A key consideration for the post-mortem is to keep the emphasis on identifying the facts and not placing blame on any individual actions or inactions.
Lessons learned meeting agenda and questions
When you've brought the attendees together, you will want to understand the who, what, where, when, why, how and if aspects of the incident. This is not a precise process, but more of a contributory discussion where participants are expected to offer comments regarding the events and possible causes.
In preparation for the meeting, have a timeline of the event documented and available for a presentation during which attendees can add addition events.
Some questions to consider for the meeting include the following:
- When was the problem first detected, how, and by whom?
- What was the scope of the incident?

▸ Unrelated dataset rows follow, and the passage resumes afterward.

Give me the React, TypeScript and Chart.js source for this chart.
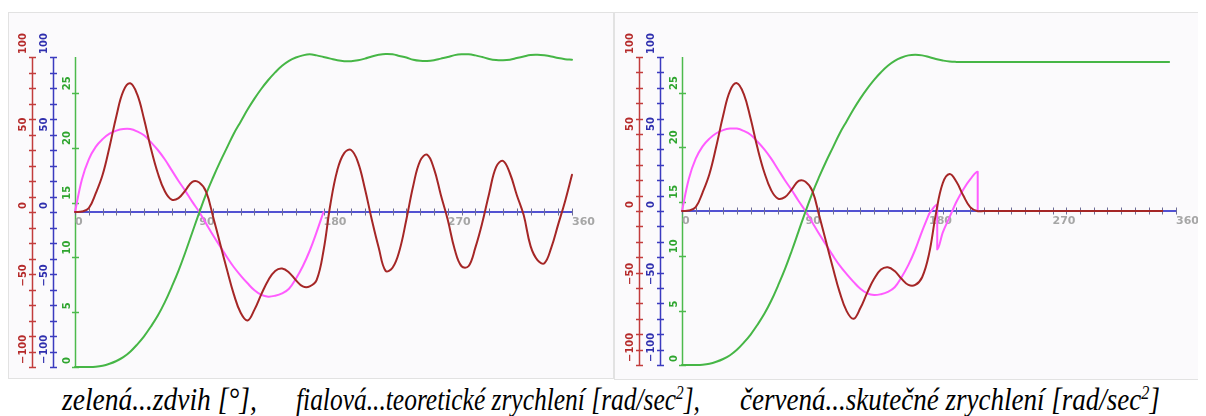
import React, { useEffect, useLayoutEffect, useRef } from 'react';
import { Chart, registerables } from 'chart.js';
Chart.register(...registerables);

// ---------------- data ----------------
const ANGLES = [0, 5, 10, 15, 20, 25, 30, 35, 40, 45, 50, 55, 60, 65, 70, 75, 80, 85, 90, 95,
  100, 105, 110, 115, 120, 125, 130, 135, 140, 145, 150, 155, 160, 165, 170, 175, 180, 185, 190, 195,
  200, 205, 210, 215, 220, 225, 230, 235, 240, 245, 250, 255, 260, 265, 270, 275, 280, 285, 290, 295,
  300, 305, 310, 315, 320, 325, 330, 335, 340, 345, 350, 355, 360];

// left panel: actual acceleration (red) [rad/s^2]
const LEFT_RED = [0, 0.3, 2.5, 12, 24, 42, 62, 78, 83, 76,
  60, 41, 25, 13.5, 8, 9, 14, 19.5, 19, 13,
  -3, -20, -37, -53, -65, -70, -63, -53, -44, -38,
  -36.5, -39, -44, -48, -48, -44, -25, 5, 27, 38,
  40, 32, 15, -5, -23, -38, -36, -25, -5, 17,
  33, 37, 28, 11, -5, -24, -35, -35, -23, -7,
  12, 29, 33, 25, 11, -2, -22, -31, -33, -23,
  -8, 7, 24];

// left panel: lift (green) [deg]
const LEFT_GREEN = [0, 0, 0, 0.03, 0.12, 0.3, 0.55, 0.9, 1.4, 2.05,
  2.8, 3.7, 4.7, 5.9, 7.3, 8.8, 10.5, 12.3, 14.1, 15.8,
  17.3, 18.7, 20.0, 21.3, 22.4, 23.5, 24.5, 25.4, 26.2, 26.9,
  27.5, 27.95, 28.25, 28.45, 28.55, 28.45, 28.3, 28.15, 28.0, 27.92,
  27.92, 28.0, 28.15, 28.35, 28.5, 28.58, 28.55, 28.4, 28.25, 28.05,
  27.95, 27.93, 28.0, 28.15, 28.3, 28.47, 28.55, 28.55, 28.45, 28.3,
  28.12, 28.02, 28.0, 28.05, 28.2, 28.35, 28.48, 28.5, 28.45, 28.35,
  28.2, 28.1, 28.05];

// theoretical acceleration (magenta), 0..180 deg
const THEO_MAGENTA = [0, 21, 34, 42, 47, 50.5, 52.5, 53.5, 53.5, 52,
  49.5, 45, 40, 34, 27, 20, 13.5, 6.5, 0, -7.5,
  -15, -22, -29, -35.5, -41, -46, -50.5, -53.5, -54.6, -54,
  -52.5, -49.5, -43, -35, -25, -13, 0];

// right panel: actual acceleration (red), 0..350 deg
const RIGHT_RED = [0, 0.3, 2.5, 12, 24, 42, 62, 78, 83, 76,
  60, 41, 25, 13.5, 8, 9, 14, 19.5, 19, 13,
  -3, -20, -37, -53, -65, -70, -63, -53, -44, -38,
  -36.5, -39, -44, -48, -48, -43, -28, -2, 18, 24,
  19, 10, 2.5, 0, 0, 0, 0, 0, 0, 0,
  0, 0, 0, 0, 0, 0, 0, 0, 0, 0,
  0, 0, 0, 0, 0, 0, 0, 0, 0, 0,
  0];

// right panel: lift (green), 0..355 deg
const RIGHT_GREEN = [0, 0, 0, 0.03, 0.12, 0.3, 0.55, 0.9, 1.4, 2.05,
  2.8, 3.7, 4.7, 5.9, 7.3, 8.8, 10.5, 12.3, 14.1, 15.8,
  17.3, 18.7, 20.0, 21.3, 22.4, 23.5, 24.5, 25.4, 26.2, 26.9,
  27.5, 27.95, 28.25, 28.45, 28.5, 28.45, 28.3, 28.12, 27.98, 27.88,
  27.85, 27.85, 27.85, 27.85, 27.85, 27.85, 27.85, 27.85, 27.85, 27.85,
  27.85, 27.85, 27.85, 27.85, 27.85, 27.85, 27.85, 27.85, 27.85, 27.85,
  27.85, 27.85, 27.85, 27.85, 27.85, 27.85, 27.85, 27.85, 27.85, 27.85,
  27.85, 27.85];

// right panel: theoretical acceleration (magenta), 0..180 deg, then a jump section
const RIGHT_MAGENTA = [0, 21, 34, 42, 47, 50.5, 52.5, 53.5, 53.5, 52,
  49.5, 45, 40, 34, 27, 20, 13.5, 6.5, 0, -7.5,
  -15, -22, -29, -35.5, -41, -46, -50.5, -53.5, -54.6, -54,
  -52.5, -49.5, -43, -35, -25, -13, -2];
const RIGHT_MAGENTA_TAIL_X = [180, 186, 186, 190, 195, 200, 205, 210, 215.5, 215.5];
const RIGHT_MAGENTA_TAIL_Y = [-2, 4, -25, -14, -4, 6, 14, 20.5, 25.5, 0];

// axes
const ACCEL_TICKS = [-100, -90, -80, -70, -60, -50, -40, -30, -20, -10, 0, 10, 20, 30, 40, 50, 60, 70, 80, 90, 100];
const ACCEL_LABELS = [-100, -50, 0, 50, 100];
const LIFT_TICKS = [0, 5, 10, 15, 20, 25];
const LIFT_MAX = 28.3;
const ANGLE_TICKS = [0, 10, 20, 30, 40, 50, 60, 70, 80, 90, 100, 110, 120, 130, 140, 150, 160, 170, 180,
  190, 200, 210, 220, 230, 240, 250, 260, 270, 280, 290, 300, 310, 320, 330, 340, 350, 360];
const ANGLE_LABELS = [0, 90, 180, 270, 360];

const CAPTION_1 = 'zelená...zdvih [°],';
const CAPTION_2A = 'fialová...teoretické zrychlení [rad/sec';
const CAPTION_3A = 'červená...skutečné zrychlení [rad/sec';

// ---------------- styles ----------------
const C = {
  red: '#a52626',
  magenta: '#ff5cff',
  green: '#46b646',
  redAxis: '#c23c3c',
  redLabel: '#b52a2a',
  blueAxis: '#3b3bbf',
  blueLabel: '#2f2fae',
  greenAxis: '#4cba4c',
  greenLabel: '#2fa52f',
  xAxis: '#5252d2',
  xTick: '#6c6c96',
  xLabel: '#a6a6a6',
  panelBg: '#fbfafc',
  panelBorder: '#e2e2e2',
};

const pts = (xs: number[], ys: number[]) => ys.map((y, i) => ({ x: xs[i], y }));
const fmt = (v: number) => String(v).replace('-', '\u2212');

function vLabel(ctx: CanvasRenderingContext2D, text: string, x: number, y: number) {
  ctx.save();
  ctx.translate(x, y);
  ctx.rotate(-Math.PI / 2);
  ctx.textAlign = 'left';
  ctx.textBaseline = 'middle';
  ctx.fillText(text, 3, 0);
  ctx.restore();
}

function drawVAxis(ctx: CanvasRenderingContext2D, ax: number, scale: any, from: number, to: number,
  ticks: number[], labels: number[], lineColor: string, labelColor: string, labelDx: number) {
  ctx.strokeStyle = lineColor;
  ctx.lineWidth = 1.5;
  ctx.beginPath();
  ctx.moveTo(ax, scale.getPixelForValue(from));
  ctx.lineTo(ax, scale.getPixelForValue(to));
  ctx.stroke();
  ctx.beginPath();
  ticks.forEach((t) => {
    const y = Math.round(scale.getPixelForValue(t)) + 0.5;
    ctx.moveTo(ax - 3.5, y);
    ctx.lineTo(ax + 3.5, y);
  });
  ctx.stroke();
  ctx.fillStyle = labelColor;
  ctx.font = "bold 10px 'DejaVu Sans'";
  labels.forEach((l) => {
    vLabel(ctx, fmt(l), ax + labelDx, scale.getPixelForValue(l));
  });
}

const camAxes = {
  id: 'camAxes',
  beforeDatasetsDraw(chart: any) {
    const { ctx, chartArea, scales } = chart;
    const sx = scales.x, sr = scales.yR, sb = scales.yB, sg = scales.yG;
    const gX = Math.round(chartArea.left) + 0.5;
    const rX = gX - 43;
    const bX = gX - 22;
    ctx.save();
    drawVAxis(ctx, rX, sr, -100, 100, ACCEL_TICKS, ACCEL_LABELS, C.redAxis, C.redLabel, -9);
    drawVAxis(ctx, bX, sb, -100, 100, ACCEL_TICKS, ACCEL_LABELS, C.blueAxis, C.blueLabel, -9);
    drawVAxis(ctx, gX, sg, 0, LIFT_MAX, LIFT_TICKS, LIFT_TICKS, C.greenAxis, C.greenLabel, -8);

    // horizontal angle axis at zero acceleration
    const y0 = Math.round(sr.getPixelForValue(0));
    ctx.strokeStyle = C.xAxis;
    ctx.lineWidth = 2;
    ctx.beginPath();
    ctx.moveTo(sx.getPixelForValue(0), y0);
    ctx.lineTo(sx.getPixelForValue(360), y0);
    ctx.stroke();
    ctx.strokeStyle = C.xTick;
    ctx.lineWidth = 1;
    ctx.beginPath();
    ANGLE_TICKS.forEach((t) => {
      const x = Math.round(sx.getPixelForValue(t)) + 0.5;
      ctx.moveTo(x, y0 - 3.5);
      ctx.lineTo(x, y0 + 3.5);
    });
    ctx.stroke();
    ctx.fillStyle = C.xLabel;
    ctx.font = "bold 11px 'DejaVu Sans'";
    ctx.textAlign = 'left';
    ctx.textBaseline = 'top';
    ANGLE_LABELS.forEach((l) => {
      ctx.fillText(String(l), sx.getPixelForValue(l), y0 + 5);
    });
    ctx.restore();
  },
};

type PanelProps = {
  left: number; top: number; width: number; height: number;
  padding: { left: number; right: number; top: number; bottom: number };
  datasets: any[];
};

function Panel({ left, top, width, height, padding, datasets }: PanelProps) {
  const ref = useRef<HTMLCanvasElement>(null);
  useEffect(() => {
    const chart = new Chart(ref.current as HTMLCanvasElement, {
      type: 'line',
      data: { datasets },
      options: {
        animation: false,
        responsive: false,
        maintainAspectRatio: false,
        devicePixelRatio: 1,
        layout: { padding },
        plugins: { legend: { display: false }, tooltip: { enabled: false } },
        elements: { point: { radius: 0 }, line: { borderCapStyle: 'round', borderJoinStyle: 'round' } },
        scales: {
          x: { type: 'linear', min: 0, max: 360, display: false },
          yR: { type: 'linear', min: -100, max: 100, display: false },
          yB: { type: 'linear', min: -100, max: 100, display: false },
          yG: { type: 'linear', min: 0, max: LIFT_MAX, display: false },
        },
      } as any,
      plugins: [camAxes],
    });
    return () => chart.destroy();
  }, []);
  return (
    <>
      <div style={{
        position: 'absolute', left, top, width, height, boxSizing: 'border-box',
        background: C.panelBg, border: `1px solid ${C.panelBorder}`,
      }} />
      <canvas ref={ref} width={width} height={height}
        style={{ position: 'absolute', left, top, width, height }} />
    </>
  );
}

const line = (data: any[], color: string, yAxisID: string, extra: any = {}) => ({
  data, borderColor: color, borderWidth: 2, pointRadius: 0, fill: false,
  tension: 0.4, clip: false, xAxisID: 'x', yAxisID, ...extra,
});

// caption phrase boxes (page coordinates)
const CAPTION_TARGETS = [
  { left: 62, width: 195 },
  { left: 296, width: 404 },
  { left: 740, width: 420 },
];

export default function App() {
  const capRefs = [useRef<HTMLSpanElement>(null), useRef<HTMLSpanElement>(null), useRef<HTMLSpanElement>(null)];

  useLayoutEffect(() => {
    document.documentElement.style.overflow = 'hidden';
    document.body.style.overflow = 'hidden';
    capRefs.forEach((r, i) => {
      const el = r.current;
      if (!el) return;
      const w = el.offsetWidth;
      if (w > 0) el.style.transform = `scaleX(${CAPTION_TARGETS[i].width / w})`;
    });
  }, []);

  const leftSets = [
    line(pts(ANGLES, LEFT_RED), C.red, 'yR'),
    line(pts(ANGLES, LEFT_GREEN), C.green, 'yG'),
    line(pts(ANGLES, THEO_MAGENTA), C.magenta, 'yB'),
  ];
  const rightSets = [
    line(pts(ANGLES, RIGHT_RED), C.red, 'yR'),
    line(pts(ANGLES, RIGHT_GREEN), C.green, 'yG'),
    line(pts(ANGLES, RIGHT_MAGENTA), C.magenta, 'yB'),
    line(pts(RIGHT_MAGENTA_TAIL_X, RIGHT_MAGENTA_TAIL_Y), C.magenta, 'yB', { cubicInterpolationMode: 'monotone' }),
  ];

  const capStyle: React.CSSProperties = {
    position: 'absolute', top: 384, whiteSpace: 'nowrap', transformOrigin: 'left top',
    fontFamily: "'Liberation Serif', 'Times New Roman', serif", fontStyle: 'italic',
    fontSize: 31, lineHeight: '31px', color: '#000',
  };
  const sup: React.CSSProperties = { fontSize: '0.6em', position: 'relative', top: '-0.6em', verticalAlign: 'baseline' };

  return (
    <div style={{ position: 'relative', width: 1206, height: 416, margin: '-8px 0 0 -8px', background: '#fff' }}>
      <Panel left={8} top={12} width={606} height={367}
        padding={{ left: 67, right: 42, top: 45, bottom: 12 }} datasets={leftSets} />
      <Panel left={614} top={12} width={592} height={368}
        padding={{ left: 68, right: 30, top: 45, bottom: 15 }} datasets={rightSets} />
      <span ref={capRefs[0]} style={{ ...capStyle, left: CAPTION_TARGETS[0].left }}>{CAPTION_1}</span>
      <span ref={capRefs[1]} style={{ ...capStyle, left: CAPTION_TARGETS[1].left }}>{CAPTION_2A}<span style={sup}>2</span>],</span>
      <span ref={capRefs[2]} style={{ ...capStyle, left: CAPTION_TARGETS[2].left }}>{CAPTION_3A}<span style={sup}>2</span>]</span>
    </div>
  );
}
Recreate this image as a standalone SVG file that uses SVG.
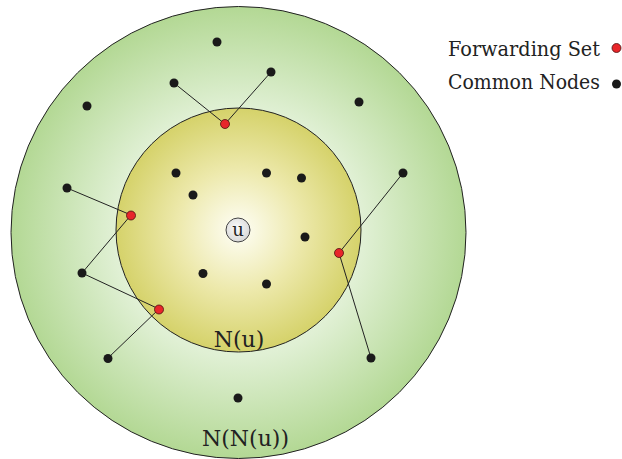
<svg xmlns="http://www.w3.org/2000/svg" width="622" height="459" viewBox="0 0 622 459">
<defs>
<radialGradient id="gOuter" cx="0.5" cy="0.5" r="0.5">
<stop offset="0" stop-color="#f4faef"/>
<stop offset="0.55" stop-color="#e0f0d4"/>
<stop offset="1" stop-color="#b3d894"/>
</radialGradient>
<radialGradient id="gInner" cx="0.5" cy="0.5" r="0.5">
<stop offset="0" stop-color="#fefef6"/>
<stop offset="0.5" stop-color="#ede9ac"/>
<stop offset="1" stop-color="#d5d26a"/>
</radialGradient>
<radialGradient id="gU" cx="0.45" cy="0.4" r="0.6">
<stop offset="0" stop-color="#fafafa"/>
<stop offset="1" stop-color="#d8d8d8"/>
</radialGradient>
<style>
.edge{stroke:#222;stroke-width:1;fill:none}
.n{fill:#1a1a1a}
.f{fill:#e8262a;stroke:#4a1010;stroke-width:0.8}
.lbl{font-family:"DejaVu Serif","Liberation Serif",serif;fill:#222}
</style>
</defs>
<g id="regions">
<ellipse id="NNu" cx="238.5" cy="232.5" rx="227.5" ry="226" fill="url(#gOuter)" stroke="#222" stroke-width="1"/>
<ellipse id="Nu" cx="238.5" cy="230" rx="122.5" ry="122" fill="url(#gInner)" stroke="#222" stroke-width="1"/>
</g>
<g id="connectors">
<line class="edge" x1="174" y1="83" x2="225" y2="124"/>
<line class="edge" x1="271" y1="72" x2="225" y2="124"/>
<line class="edge" x1="67" y1="188" x2="131" y2="215"/>
<line class="edge" x1="131" y1="215" x2="82" y2="273"/>
<line class="edge" x1="82" y1="273" x2="159" y2="309"/>
<line class="edge" x1="159" y1="309" x2="108" y2="358"/>
<line class="edge" x1="403" y1="173" x2="339" y2="253"/>
<line class="edge" x1="339" y1="253" x2="371" y2="358"/>
</g>
<g id="u"><circle cx="238" cy="230" r="12" fill="url(#gU)" stroke="#444" stroke-width="1"/><text class="lbl" x="238" y="236" font-size="18" text-anchor="middle">u</text></g>
<g id="common">
<circle id="c1" class="n" cx="217" cy="42" r="4.5"/>
<circle id="c2" class="n" cx="174" cy="83" r="4.5"/>
<circle id="c3" class="n" cx="271" cy="72" r="4.5"/>
<circle id="c4" class="n" cx="87" cy="106" r="4.5"/>
<circle id="c5" class="n" cx="359" cy="102" r="4.5"/>
<circle id="c6" class="n" cx="176" cy="173" r="4.5"/>
<circle id="c7" class="n" cx="266.5" cy="173" r="4.5"/>
<circle id="c8" class="n" cx="301.5" cy="178" r="4.5"/>
<circle id="c9" class="n" cx="193" cy="195" r="4.5"/>
<circle id="c10" class="n" cx="67" cy="188" r="4.5"/>
<circle id="c11" class="n" cx="403" cy="173" r="4.5"/>
<circle id="c12" class="n" cx="305" cy="237" r="4.5"/>
<circle id="c13" class="n" cx="82" cy="273" r="4.5"/>
<circle id="c14" class="n" cx="203" cy="273.5" r="4.5"/>
<circle id="c15" class="n" cx="266.5" cy="284" r="4.5"/>
<circle id="c16" class="n" cx="108" cy="358.5" r="4.5"/>
<circle id="c17" class="n" cx="371" cy="358" r="4.5"/>
<circle id="c18" class="n" cx="238" cy="398" r="4.5"/>
</g>
<g id="forwarding">
<circle id="f1" class="f" cx="225" cy="124" r="4.5"/>
<circle id="f2" class="f" cx="131" cy="215.5" r="4.5"/>
<circle id="f3" class="f" cx="339" cy="253" r="4.5"/>
<circle id="f4" class="f" cx="159" cy="309.5" r="4.5"/>
</g>
<g id="labels">
<text class="lbl" x="239" y="346.5" font-size="22" text-anchor="middle">N(u)</text>
<text class="lbl" x="245.5" y="446" font-size="22" text-anchor="middle">N(N(u))</text>
</g>
<g id="legend">
<text class="lbl" x="448" y="56" font-size="19.5" textLength="152" lengthAdjust="spacingAndGlyphs">Forwarding Set</text>
<circle class="f" cx="616.5" cy="48" r="4.5"/>
<text class="lbl" x="448" y="89" font-size="19.5" textLength="152" lengthAdjust="spacingAndGlyphs">Common Nodes</text>
<circle class="n" cx="616.5" cy="84" r="4.5"/>
</g>
</svg>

Systems affected? Symptoms? Alarms? Alerts?
- What procedures were followed? What procedural steps were missed or omitted, and why?
- Who was in charge of the incident? What was the incident response leadership and management structure? Was this effective, or are changes suggested, and why?
- Were the procedures and directives adequate? If not, what needs to be modified?
- What information was missing during the incident? What are the I wish I had ... aspects of the event to be considered for future incident response and supporting procedures?
- Did you take any steps or actions that might have inhibited recovery, and why?
- Did you take any steps or actions that worked well and reduced the impact of the recovery, and why? Were these steps mentioned in any procedures or incident response guides?
- How could sharing incident information with other personnel and organizations be improved? What worked particularly well?
- What corrective actions can prevent similar incidents in the future?
- What precursors or indicators should be monitored in the future to detect and prevent similar incidents?
- What additional tools, resources or training are needed to detect, analyze and mitigate future events?
- What could have been done better? How? Why?
- What is the wish list of improvements in the cyber incident response process, procedures, forms, equipment, etc.?
It is important to remember that the purpose of after-action reporting is to capture the team's strengths, weaknesses, lessons learned and corrective actions for the security incident response process.
An example of a detailed after-action reporting template was included in FEMA's HSEEP.
Improvement plan tracking
A key deliverable from the after-action reporting and lessons learned discussions is a list of the action items that need to be implemented in order to improve the security incident response process. These recommendations need to be tracked to completion and recorded as such. Unfortunately, many organizations don't track their incident response lessons learned and recommendations to completion.
The security incident response process goes beyond simply preparing for an event, detecting a cyberattack, analyzing a situation, and then containing and eradicating the threat. An effective organization recognizes that the security incident response lifecycle requires serious attention to post-incident reviews and analyses, such as lessons learned meetings and after-action reporting, with a primary emphasis on fixing the issues discovered during the event so they won't negatively impact the response to the next cyberattack.